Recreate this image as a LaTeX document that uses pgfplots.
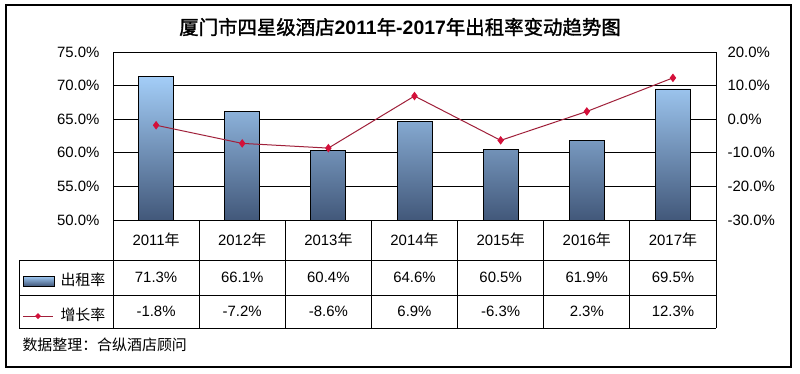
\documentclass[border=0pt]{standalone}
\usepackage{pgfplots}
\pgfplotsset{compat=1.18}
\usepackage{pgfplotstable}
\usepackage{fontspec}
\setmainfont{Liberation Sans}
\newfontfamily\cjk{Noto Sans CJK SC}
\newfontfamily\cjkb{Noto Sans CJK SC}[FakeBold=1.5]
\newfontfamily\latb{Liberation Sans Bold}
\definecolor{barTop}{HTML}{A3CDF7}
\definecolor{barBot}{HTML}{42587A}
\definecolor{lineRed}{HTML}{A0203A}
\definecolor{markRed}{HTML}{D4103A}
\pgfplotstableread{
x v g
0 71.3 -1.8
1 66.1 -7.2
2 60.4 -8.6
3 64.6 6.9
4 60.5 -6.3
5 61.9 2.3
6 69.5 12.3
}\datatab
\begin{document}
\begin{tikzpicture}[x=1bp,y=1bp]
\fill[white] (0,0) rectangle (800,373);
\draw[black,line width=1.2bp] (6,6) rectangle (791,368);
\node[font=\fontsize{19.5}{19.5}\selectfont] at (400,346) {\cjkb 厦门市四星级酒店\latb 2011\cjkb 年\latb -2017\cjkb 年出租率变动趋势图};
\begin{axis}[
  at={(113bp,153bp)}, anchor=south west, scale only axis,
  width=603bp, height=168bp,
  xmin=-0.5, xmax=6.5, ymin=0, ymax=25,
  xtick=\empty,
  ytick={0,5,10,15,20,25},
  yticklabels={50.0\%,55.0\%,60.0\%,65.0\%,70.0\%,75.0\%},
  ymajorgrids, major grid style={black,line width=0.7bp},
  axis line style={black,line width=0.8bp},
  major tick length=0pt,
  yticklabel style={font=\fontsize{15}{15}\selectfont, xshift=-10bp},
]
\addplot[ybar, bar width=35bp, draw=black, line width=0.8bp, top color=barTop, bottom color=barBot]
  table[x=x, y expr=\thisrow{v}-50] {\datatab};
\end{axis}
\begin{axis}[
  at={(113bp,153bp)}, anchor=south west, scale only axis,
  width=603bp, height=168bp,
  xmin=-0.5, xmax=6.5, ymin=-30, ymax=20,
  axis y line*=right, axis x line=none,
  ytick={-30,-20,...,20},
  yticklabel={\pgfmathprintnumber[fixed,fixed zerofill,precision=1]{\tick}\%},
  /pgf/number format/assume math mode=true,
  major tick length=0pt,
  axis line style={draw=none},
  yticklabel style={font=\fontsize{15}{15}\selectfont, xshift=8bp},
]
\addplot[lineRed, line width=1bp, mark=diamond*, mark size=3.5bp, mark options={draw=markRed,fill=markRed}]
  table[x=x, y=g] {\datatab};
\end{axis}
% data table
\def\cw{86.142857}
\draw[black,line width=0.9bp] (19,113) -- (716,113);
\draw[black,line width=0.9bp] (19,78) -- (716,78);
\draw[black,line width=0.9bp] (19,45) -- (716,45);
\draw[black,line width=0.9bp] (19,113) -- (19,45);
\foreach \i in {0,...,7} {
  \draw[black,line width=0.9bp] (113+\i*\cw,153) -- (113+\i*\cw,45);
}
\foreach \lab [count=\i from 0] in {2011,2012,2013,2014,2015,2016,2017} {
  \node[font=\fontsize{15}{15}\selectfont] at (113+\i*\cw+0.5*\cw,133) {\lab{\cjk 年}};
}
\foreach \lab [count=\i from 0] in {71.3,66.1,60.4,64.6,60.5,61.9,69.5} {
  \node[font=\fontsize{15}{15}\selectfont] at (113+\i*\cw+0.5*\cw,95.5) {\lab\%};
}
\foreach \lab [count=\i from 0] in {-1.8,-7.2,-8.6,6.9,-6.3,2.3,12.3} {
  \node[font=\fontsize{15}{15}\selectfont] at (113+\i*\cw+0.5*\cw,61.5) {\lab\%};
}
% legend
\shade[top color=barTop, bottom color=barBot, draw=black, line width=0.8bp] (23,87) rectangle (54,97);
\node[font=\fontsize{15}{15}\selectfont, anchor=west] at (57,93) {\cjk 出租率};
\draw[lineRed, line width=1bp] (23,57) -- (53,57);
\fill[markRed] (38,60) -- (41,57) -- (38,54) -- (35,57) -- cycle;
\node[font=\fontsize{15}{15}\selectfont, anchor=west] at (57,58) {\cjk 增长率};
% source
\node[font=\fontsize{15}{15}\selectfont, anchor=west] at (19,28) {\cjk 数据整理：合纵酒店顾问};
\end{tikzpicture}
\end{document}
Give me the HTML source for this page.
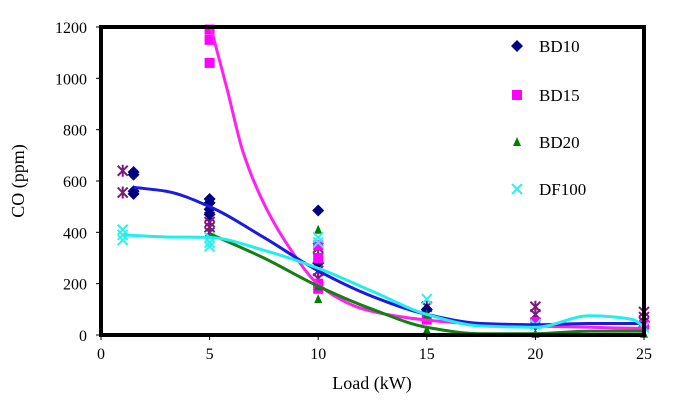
━━━━━━━━━━━━━━━━
◆ **Work to be completed**
Print all of the records shown above exactly, leaving out each picture.

◆ **Finished task**
Recreate this image as a LaTeX document that uses pgfplots.
\documentclass[border=0pt]{standalone}
\usepackage{pgfplots}
\pgfplotsset{compat=1.18}
\usepackage{pgfplotstable}
\usepackage{fontspec}
\setmainfont{Liberation Sans}
\newfontfamily\cjk{Noto Sans CJK SC}
\newfontfamily\cjkb{Noto Sans CJK SC}[FakeBold=1.5]
\newfontfamily\latb{Liberation Sans Bold}
\definecolor{barTop}{HTML}{A3CDF7}
\definecolor{barBot}{HTML}{42587A}
\definecolor{lineRed}{HTML}{A0203A}
\definecolor{markRed}{HTML}{D4103A}
\pgfplotstableread{
x v g
0 71.3 -1.8
1 66.1 -7.2
2 60.4 -8.6
3 64.6 6.9
4 60.5 -6.3
5 61.9 2.3
6 69.5 12.3
}\datatab
\begin{document}
\begin{tikzpicture}[x=1bp,y=1bp]
\fill[white] (0,0) rectangle (800,373);
\draw[black,line width=1.2bp] (6,6) rectangle (791,368);
\node[font=\fontsize{19.5}{19.5}\selectfont] at (400,346) {\cjkb 厦门市四星级酒店\latb 2011\cjkb 年\latb -2017\cjkb 年出租率变动趋势图};
\begin{axis}[
  at={(113bp,153bp)}, anchor=south west, scale only axis,
  width=603bp, height=168bp,
  xmin=-0.5, xmax=6.5, ymin=0, ymax=25,
  xtick=\empty,
  ytick={0,5,10,15,20,25},
  yticklabels={50.0\%,55.0\%,60.0\%,65.0\%,70.0\%,75.0\%},
  ymajorgrids, major grid style={black,line width=0.7bp},
  axis line style={black,line width=0.8bp},
  major tick length=0pt,
  yticklabel style={font=\fontsize{15}{15}\selectfont, xshift=-10bp},
]
\addplot[ybar, bar width=35bp, draw=black, line width=0.8bp, top color=barTop, bottom color=barBot]
  table[x=x, y expr=\thisrow{v}-50] {\datatab};
\end{axis}
\begin{axis}[
  at={(113bp,153bp)}, anchor=south west, scale only axis,
  width=603bp, height=168bp,
  xmin=-0.5, xmax=6.5, ymin=-30, ymax=20,
  axis y line*=right, axis x line=none,
  ytick={-30,-20,...,20},
  yticklabel={\pgfmathprintnumber[fixed,fixed zerofill,precision=1]{\tick}\%},
  /pgf/number format/assume math mode=true,
  major tick length=0pt,
  axis line style={draw=none},
  yticklabel style={font=\fontsize{15}{15}\selectfont, xshift=8bp},
]
\addplot[lineRed, line width=1bp, mark=diamond*, mark size=3.5bp, mark options={draw=markRed,fill=markRed}]
  table[x=x, y=g] {\datatab};
\end{axis}
% data table
\def\cw{86.142857}
\draw[black,line width=0.9bp] (19,113) -- (716,113);
\draw[black,line width=0.9bp] (19,78) -- (716,78);
\draw[black,line width=0.9bp] (19,45) -- (716,45);
\draw[black,line width=0.9bp] (19,113) -- (19,45);
\foreach \i in {0,...,7} {
  \draw[black,line width=0.9bp] (113+\i*\cw,153) -- (113+\i*\cw,45);
}
\foreach \lab [count=\i from 0] in {2011,2012,2013,2014,2015,2016,2017} {
  \node[font=\fontsize{15}{15}\selectfont] at (113+\i*\cw+0.5*\cw,133) {\lab{\cjk 年}};
}
\foreach \lab [count=\i from 0] in {71.3,66.1,60.4,64.6,60.5,61.9,69.5} {
  \node[font=\fontsize{15}{15}\selectfont] at (113+\i*\cw+0.5*\cw,95.5) {\lab\%};
}
\foreach \lab [count=\i from 0] in {-1.8,-7.2,-8.6,6.9,-6.3,2.3,12.3} {
  \node[font=\fontsize{15}{15}\selectfont] at (113+\i*\cw+0.5*\cw,61.5) {\lab\%};
}
% legend
\shade[top color=barTop, bottom color=barBot, draw=black, line width=0.8bp] (23,87) rectangle (54,97);
\node[font=\fontsize{15}{15}\selectfont, anchor=west] at (57,93) {\cjk 出租率};
\draw[lineRed, line width=1bp] (23,57) -- (53,57);
\fill[markRed] (38,60) -- (41,57) -- (38,54) -- (35,57) -- cycle;
\node[font=\fontsize{15}{15}\selectfont, anchor=west] at (57,58) {\cjk 增长率};
% source
\node[font=\fontsize{15}{15}\selectfont, anchor=west] at (19,28) {\cjk 数据整理：合纵酒店顾问};
\end{tikzpicture}
\end{document}
Give me the HTML source for this page.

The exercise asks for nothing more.